(Rows)
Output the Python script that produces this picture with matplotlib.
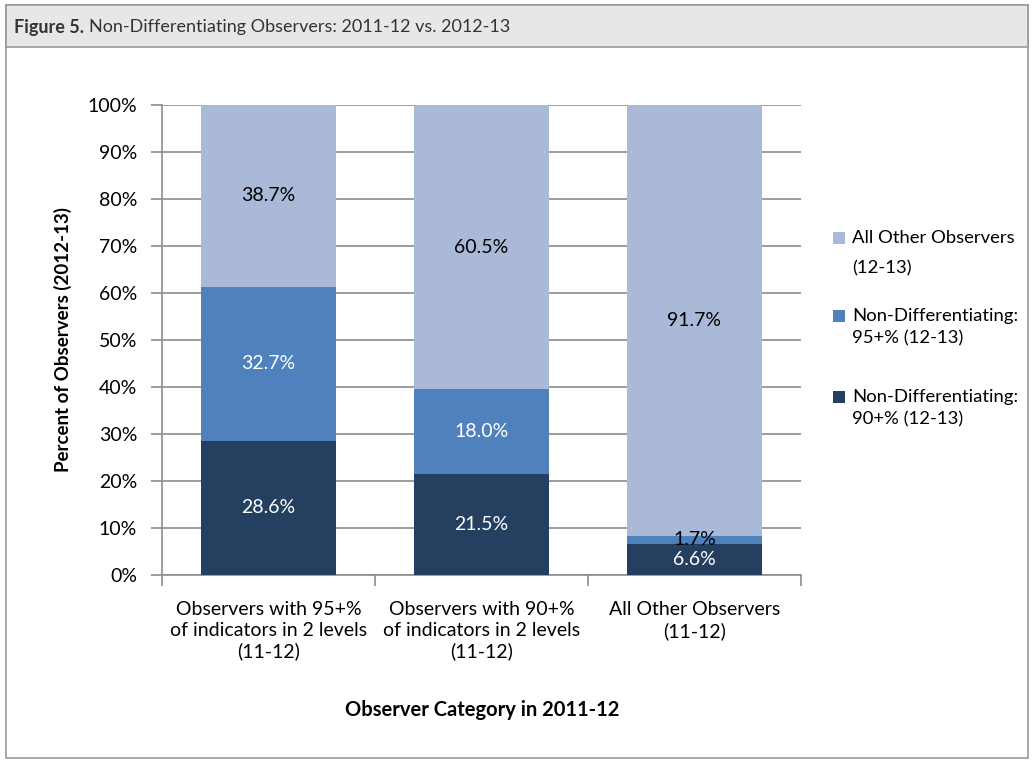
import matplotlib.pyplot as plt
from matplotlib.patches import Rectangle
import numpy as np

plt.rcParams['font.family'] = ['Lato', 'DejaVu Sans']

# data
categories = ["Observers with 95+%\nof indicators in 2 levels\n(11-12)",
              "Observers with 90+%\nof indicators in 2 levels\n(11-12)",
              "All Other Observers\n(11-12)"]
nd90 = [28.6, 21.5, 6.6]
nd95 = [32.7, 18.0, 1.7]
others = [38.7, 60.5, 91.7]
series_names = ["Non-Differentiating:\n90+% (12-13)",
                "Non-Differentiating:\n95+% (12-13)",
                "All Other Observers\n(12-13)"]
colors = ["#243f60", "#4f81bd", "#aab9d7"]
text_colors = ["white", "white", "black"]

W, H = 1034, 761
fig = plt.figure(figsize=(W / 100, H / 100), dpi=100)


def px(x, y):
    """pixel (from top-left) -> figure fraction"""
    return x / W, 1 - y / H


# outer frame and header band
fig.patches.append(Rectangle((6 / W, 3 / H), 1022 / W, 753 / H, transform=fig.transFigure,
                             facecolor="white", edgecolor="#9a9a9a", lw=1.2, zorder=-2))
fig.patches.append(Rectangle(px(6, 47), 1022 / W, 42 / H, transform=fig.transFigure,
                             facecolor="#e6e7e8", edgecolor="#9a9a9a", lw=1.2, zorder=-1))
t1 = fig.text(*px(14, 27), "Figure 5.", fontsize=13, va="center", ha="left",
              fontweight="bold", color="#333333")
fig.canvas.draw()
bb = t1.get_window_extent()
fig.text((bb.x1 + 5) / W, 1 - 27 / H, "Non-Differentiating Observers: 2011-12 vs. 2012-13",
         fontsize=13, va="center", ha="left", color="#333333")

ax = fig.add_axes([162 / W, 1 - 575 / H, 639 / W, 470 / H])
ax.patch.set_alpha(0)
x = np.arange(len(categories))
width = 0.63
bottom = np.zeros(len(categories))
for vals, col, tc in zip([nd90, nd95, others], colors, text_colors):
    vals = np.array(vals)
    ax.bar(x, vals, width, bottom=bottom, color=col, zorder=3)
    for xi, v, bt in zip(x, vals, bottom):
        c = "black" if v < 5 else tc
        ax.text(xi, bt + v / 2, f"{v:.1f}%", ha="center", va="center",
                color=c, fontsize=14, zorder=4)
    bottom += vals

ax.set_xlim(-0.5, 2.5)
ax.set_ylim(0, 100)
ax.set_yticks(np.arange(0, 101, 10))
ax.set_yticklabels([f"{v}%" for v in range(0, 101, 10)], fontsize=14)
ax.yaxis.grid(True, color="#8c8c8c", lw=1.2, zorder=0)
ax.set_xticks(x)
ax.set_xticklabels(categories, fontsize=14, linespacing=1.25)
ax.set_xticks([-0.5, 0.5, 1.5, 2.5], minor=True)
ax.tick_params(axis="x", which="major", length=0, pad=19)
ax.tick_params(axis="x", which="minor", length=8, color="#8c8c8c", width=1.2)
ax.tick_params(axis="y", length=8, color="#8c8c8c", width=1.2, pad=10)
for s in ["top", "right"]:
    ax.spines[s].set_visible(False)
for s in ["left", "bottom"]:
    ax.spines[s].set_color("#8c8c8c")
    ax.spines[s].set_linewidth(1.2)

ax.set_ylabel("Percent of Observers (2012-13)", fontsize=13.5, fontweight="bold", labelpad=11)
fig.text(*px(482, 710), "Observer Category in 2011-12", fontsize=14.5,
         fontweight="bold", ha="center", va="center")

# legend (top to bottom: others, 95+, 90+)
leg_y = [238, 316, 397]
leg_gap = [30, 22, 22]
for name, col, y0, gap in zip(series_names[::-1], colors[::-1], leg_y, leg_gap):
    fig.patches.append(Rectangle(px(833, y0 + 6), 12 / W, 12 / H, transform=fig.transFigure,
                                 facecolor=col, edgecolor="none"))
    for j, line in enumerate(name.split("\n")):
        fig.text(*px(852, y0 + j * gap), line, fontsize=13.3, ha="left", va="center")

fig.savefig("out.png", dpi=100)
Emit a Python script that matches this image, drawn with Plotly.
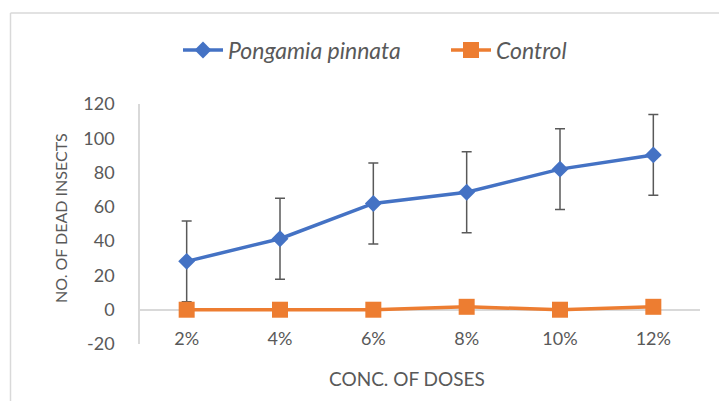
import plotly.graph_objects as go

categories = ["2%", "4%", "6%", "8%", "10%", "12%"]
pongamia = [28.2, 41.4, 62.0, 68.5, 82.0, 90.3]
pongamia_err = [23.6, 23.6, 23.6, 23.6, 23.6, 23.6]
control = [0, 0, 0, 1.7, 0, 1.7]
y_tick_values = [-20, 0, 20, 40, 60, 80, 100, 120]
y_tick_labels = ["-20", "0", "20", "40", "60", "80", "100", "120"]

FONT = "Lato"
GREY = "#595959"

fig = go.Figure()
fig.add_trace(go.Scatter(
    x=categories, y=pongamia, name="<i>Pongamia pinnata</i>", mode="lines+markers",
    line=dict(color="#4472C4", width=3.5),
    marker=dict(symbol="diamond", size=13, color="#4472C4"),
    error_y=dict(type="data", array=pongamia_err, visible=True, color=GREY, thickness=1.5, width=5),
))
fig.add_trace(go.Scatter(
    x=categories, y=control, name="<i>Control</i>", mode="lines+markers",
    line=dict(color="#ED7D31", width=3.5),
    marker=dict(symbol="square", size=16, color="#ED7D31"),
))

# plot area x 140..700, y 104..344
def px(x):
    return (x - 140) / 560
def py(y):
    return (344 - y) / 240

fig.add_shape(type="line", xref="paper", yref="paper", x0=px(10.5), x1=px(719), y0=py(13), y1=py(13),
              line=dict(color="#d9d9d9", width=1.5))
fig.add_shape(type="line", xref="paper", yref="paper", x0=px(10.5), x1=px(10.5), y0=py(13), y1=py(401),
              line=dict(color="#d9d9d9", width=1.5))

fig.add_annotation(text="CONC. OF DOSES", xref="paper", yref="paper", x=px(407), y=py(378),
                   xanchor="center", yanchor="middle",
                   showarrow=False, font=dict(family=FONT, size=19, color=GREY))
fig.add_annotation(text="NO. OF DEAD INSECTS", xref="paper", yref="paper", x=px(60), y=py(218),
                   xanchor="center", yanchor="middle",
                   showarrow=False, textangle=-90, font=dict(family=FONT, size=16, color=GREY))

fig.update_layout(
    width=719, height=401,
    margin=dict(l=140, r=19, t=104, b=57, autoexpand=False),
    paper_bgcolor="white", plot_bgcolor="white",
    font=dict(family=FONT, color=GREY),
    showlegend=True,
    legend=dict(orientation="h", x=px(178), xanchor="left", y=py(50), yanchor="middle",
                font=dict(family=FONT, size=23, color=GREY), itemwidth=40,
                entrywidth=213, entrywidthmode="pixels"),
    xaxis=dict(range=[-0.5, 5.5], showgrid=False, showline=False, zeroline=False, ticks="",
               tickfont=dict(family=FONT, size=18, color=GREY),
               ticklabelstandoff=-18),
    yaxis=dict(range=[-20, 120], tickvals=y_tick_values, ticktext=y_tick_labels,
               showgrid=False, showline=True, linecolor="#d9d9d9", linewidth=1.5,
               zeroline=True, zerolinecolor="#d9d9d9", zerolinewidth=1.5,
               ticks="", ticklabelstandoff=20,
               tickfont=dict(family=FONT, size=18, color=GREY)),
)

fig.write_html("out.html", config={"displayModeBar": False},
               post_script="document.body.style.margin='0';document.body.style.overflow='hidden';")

(Work to do)
Write out every record above exactly as it stands, but leave out the pictures.

(Solution)
Output the Python script that produces this picture with matplotlib.
import matplotlib.pyplot as plt
from matplotlib.patches import Rectangle
import numpy as np

plt.rcParams['font.family'] = ['Lato', 'DejaVu Sans']

# data
categories = ["Observers with 95+%\nof indicators in 2 levels\n(11-12)",
              "Observers with 90+%\nof indicators in 2 levels\n(11-12)",
              "All Other Observers\n(11-12)"]
nd90 = [28.6, 21.5, 6.6]
nd95 = [32.7, 18.0, 1.7]
others = [38.7, 60.5, 91.7]
series_names = ["Non-Differentiating:\n90+% (12-13)",
                "Non-Differentiating:\n95+% (12-13)",
                "All Other Observers\n(12-13)"]
colors = ["#243f60", "#4f81bd", "#aab9d7"]
text_colors = ["white", "white", "black"]

W, H = 1034, 761
fig = plt.figure(figsize=(W / 100, H / 100), dpi=100)


def px(x, y):
    """pixel (from top-left) -> figure fraction"""
    return x / W, 1 - y / H


# outer frame and header band
fig.patches.append(Rectangle((6 / W, 3 / H), 1022 / W, 753 / H, transform=fig.transFigure,
                             facecolor="white", edgecolor="#9a9a9a", lw=1.2, zorder=-2))
fig.patches.append(Rectangle(px(6, 47), 1022 / W, 42 / H, transform=fig.transFigure,
                             facecolor="#e6e7e8", edgecolor="#9a9a9a", lw=1.2, zorder=-1))
t1 = fig.text(*px(14, 27), "Figure 5.", fontsize=13, va="center", ha="left",
              fontweight="bold", color="#333333")
fig.canvas.draw()
bb = t1.get_window_extent()
fig.text((bb.x1 + 5) / W, 1 - 27 / H, "Non-Differentiating Observers: 2011-12 vs. 2012-13",
         fontsize=13, va="center", ha="left", color="#333333")

ax = fig.add_axes([162 / W, 1 - 575 / H, 639 / W, 470 / H])
ax.patch.set_alpha(0)
x = np.arange(len(categories))
width = 0.63
bottom = np.zeros(len(categories))
for vals, col, tc in zip([nd90, nd95, others], colors, text_colors):
    vals = np.array(vals)
    ax.bar(x, vals, width, bottom=bottom, color=col, zorder=3)
    for xi, v, bt in zip(x, vals, bottom):
        c = "black" if v < 5 else tc
        ax.text(xi, bt + v / 2, f"{v:.1f}%", ha="center", va="center",
                color=c, fontsize=14, zorder=4)
    bottom += vals

ax.set_xlim(-0.5, 2.5)
ax.set_ylim(0, 100)
ax.set_yticks(np.arange(0, 101, 10))
ax.set_yticklabels([f"{v}%" for v in range(0, 101, 10)], fontsize=14)
ax.yaxis.grid(True, color="#8c8c8c", lw=1.2, zorder=0)
ax.set_xticks(x)
ax.set_xticklabels(categories, fontsize=14, linespacing=1.25)
ax.set_xticks([-0.5, 0.5, 1.5, 2.5], minor=True)
ax.tick_params(axis="x", which="major", length=0, pad=19)
ax.tick_params(axis="x", which="minor", length=8, color="#8c8c8c", width=1.2)
ax.tick_params(axis="y", length=8, color="#8c8c8c", width=1.2, pad=10)
for s in ["top", "right"]:
    ax.spines[s].set_visible(False)
for s in ["left", "bottom"]:
    ax.spines[s].set_color("#8c8c8c")
    ax.spines[s].set_linewidth(1.2)

ax.set_ylabel("Percent of Observers (2012-13)", fontsize=13.5, fontweight="bold", labelpad=11)
fig.text(*px(482, 710), "Observer Category in 2011-12", fontsize=14.5,
         fontweight="bold", ha="center", va="center")

# legend (top to bottom: others, 95+, 90+)
leg_y = [238, 316, 397]
leg_gap = [30, 22, 22]
for name, col, y0, gap in zip(series_names[::-1], colors[::-1], leg_y, leg_gap):
    fig.patches.append(Rectangle(px(833, y0 + 6), 12 / W, 12 / H, transform=fig.transFigure,
                                 facecolor=col, edgecolor="none"))
    for j, line in enumerate(name.split("\n")):
        fig.text(*px(852, y0 + j * gap), line, fontsize=13.3, ha="left", va="center")

fig.savefig("out.png", dpi=100)
Emit a Python script that matches this image, drawn with Plotly.
import plotly.graph_objects as go

categories = ["2%", "4%", "6%", "8%", "10%", "12%"]
pongamia = [28.2, 41.4, 62.0, 68.5, 82.0, 90.3]
pongamia_err = [23.6, 23.6, 23.6, 23.6, 23.6, 23.6]
control = [0, 0, 0, 1.7, 0, 1.7]
y_tick_values = [-20, 0, 20, 40, 60, 80, 100, 120]
y_tick_labels = ["-20", "0", "20", "40", "60", "80", "100", "120"]

FONT = "Lato"
GREY = "#595959"

fig = go.Figure()
fig.add_trace(go.Scatter(
    x=categories, y=pongamia, name="<i>Pongamia pinnata</i>", mode="lines+markers",
    line=dict(color="#4472C4", width=3.5),
    marker=dict(symbol="diamond", size=13, color="#4472C4"),
    error_y=dict(type="data", array=pongamia_err, visible=True, color=GREY, thickness=1.5, width=5),
))
fig.add_trace(go.Scatter(
    x=categories, y=control, name="<i>Control</i>", mode="lines+markers",
    line=dict(color="#ED7D31", width=3.5),
    marker=dict(symbol="square", size=16, color="#ED7D31"),
))

# plot area x 140..700, y 104..344
def px(x):
    return (x - 140) / 560
def py(y):
    return (344 - y) / 240

fig.add_shape(type="line", xref="paper", yref="paper", x0=px(10.5), x1=px(719), y0=py(13), y1=py(13),
              line=dict(color="#d9d9d9", width=1.5))
fig.add_shape(type="line", xref="paper", yref="paper", x0=px(10.5), x1=px(10.5), y0=py(13), y1=py(401),
              line=dict(color="#d9d9d9", width=1.5))

fig.add_annotation(text="CONC. OF DOSES", xref="paper", yref="paper", x=px(407), y=py(378),
                   xanchor="center", yanchor="middle",
                   showarrow=False, font=dict(family=FONT, size=19, color=GREY))
fig.add_annotation(text="NO. OF DEAD INSECTS", xref="paper", yref="paper", x=px(60), y=py(218),
                   xanchor="center", yanchor="middle",
                   showarrow=False, textangle=-90, font=dict(family=FONT, size=16, color=GREY))

fig.update_layout(
    width=719, height=401,
    margin=dict(l=140, r=19, t=104, b=57, autoexpand=False),
    paper_bgcolor="white", plot_bgcolor="white",
    font=dict(family=FONT, color=GREY),
    showlegend=True,
    legend=dict(orientation="h", x=px(178), xanchor="left", y=py(50), yanchor="middle",
                font=dict(family=FONT, size=23, color=GREY), itemwidth=40,
                entrywidth=213, entrywidthmode="pixels"),
    xaxis=dict(range=[-0.5, 5.5], showgrid=False, showline=False, zeroline=False, ticks="",
               tickfont=dict(family=FONT, size=18, color=GREY),
               ticklabelstandoff=-18),
    yaxis=dict(range=[-20, 120], tickvals=y_tick_values, ticktext=y_tick_labels,
               showgrid=False, showline=True, linecolor="#d9d9d9", linewidth=1.5,
               zeroline=True, zerolinecolor="#d9d9d9", zerolinewidth=1.5,
               ticks="", ticklabelstandoff=20,
               tickfont=dict(family=FONT, size=18, color=GREY)),
)

fig.write_html("out.html", config={"displayModeBar": False},
               post_script="document.body.style.margin='0';document.body.style.overflow='hidden';")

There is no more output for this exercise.